5. Because the corporations are winning: The injury currently being added to the insult of Gov. Scott's wild-eyed suppression tactics comes in the form of increased political clout among billionaire CEOs and the regulation-fearing corporations they represent. Part of the ramp-up in influence comes by way of the 2010 Citizens United ruling by the U.S. Supreme Court that concluded that corporations are people, too, and, as such, have the right to give back-scratching billions to whatever political campaigns might tickle their fancy.

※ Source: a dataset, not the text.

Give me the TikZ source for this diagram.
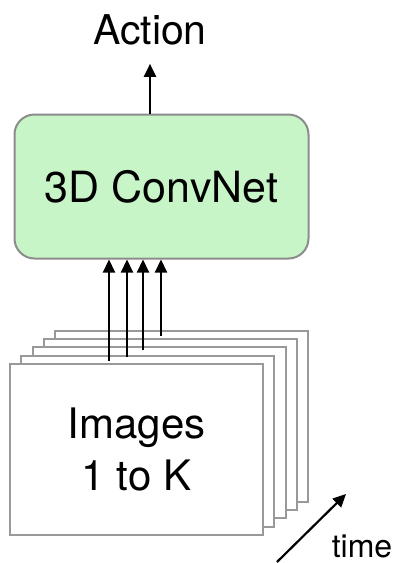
\documentclass[tikz,border=0pt]{standalone}
\usepackage{fontspec}
\setmainfont{TeX Gyre Heros}
\usetikzlibrary{arrows.meta}
\definecolor{netgreen}{RGB}{199,245,199}
\begin{document}
\begin{tikzpicture}[x=1pt,y=-1pt,
        imgbox/.style={draw=gray!80,line width=2pt,fill=white,minimum width=253pt,minimum height=171pt,inner sep=0pt},
        netbox/.style={draw=gray!90,line width=2pt,fill=netgreen,rounded corners=20pt,minimum width=294pt,minimum height=144pt},
        arr/.style={line width=2.2pt,-{Triangle[length=13pt,width=12pt]}}]
    \useasboundingbox (0,0) rectangle (400,563);
    % stack of input frames, back to front
    \node[imgbox] (img4) at (181,416) {};
    \node[imgbox] (img3) at (170.5,424) {};
    \node[imgbox] (img2) at (159.5,432.5) {};
    \node[imgbox] (img1) at (147.5,441.5) {};
    \node[imgbox,align=center,font=\fontsize{42}{52}\selectfont] (img0) at (136.5,449.5) {Images\\1 to K};
    \node[netbox,font=\fontsize{43}{52}\selectfont] (net) at (161.5,186.5) {3D ConvNet};
    \node[font=\fontsize{41}{48}\selectfont,anchor=base,inner sep=0pt] (action) at (150,44) {Action};
    \draw[arr,shorten >=19pt] (net.north -| action) -- (action.south);
    % four inputs going up into the net
    \coordinate (in1) at (109,361);
    \coordinate (in2) at (127,357);
    \coordinate (in3) at (143,350);
    \coordinate (in4) at (161,336);
    \draw[arr] (in1) -- (in1 |- net.south);
    \draw[arr] (in2) -- (in2 |- net.south);
    \draw[arr] (in3) -- (in3 |- net.south);
    \draw[arr] (in4) -- (in4 |- net.south);
    % time axis
    \coordinate (t0) at (277,562);
    \coordinate (t1) at (346,494);
    \draw[arr] (t0) -- (t1);
    \node[font=\fontsize{32}{38}\selectfont,anchor=base] (time) at (362,557) {time};
\end{tikzpicture}
\end{document}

But even with that ruling, the rise of the super-PAC—a far-less-transparent means of funding candidates and issues—has attracted the lion's share of shadowy corporate money. What that means is that voters in general need to avoid an influx of lies parading across their television screens in order to make their own informed choices. But, as is the nature of advertising, it also indirectly means that general impressions and brand recognition are being nefariously directed by corporate interests. You buy your candidates like you buy your soda these days. It's no surprise that many of these corporate interests have likewise been trying to suppress voter registration at the state level via one-stop lobbying organizations such as the American Legislative Executive Council, a back-room factory for derailing progressive policies. The only way to counter the wholesale purchase of the electoral process is to have a strong, informed and varied pool of representation on the voter rolls.
This, dear reader, is exactly what these conservatives do not want. They don't want you.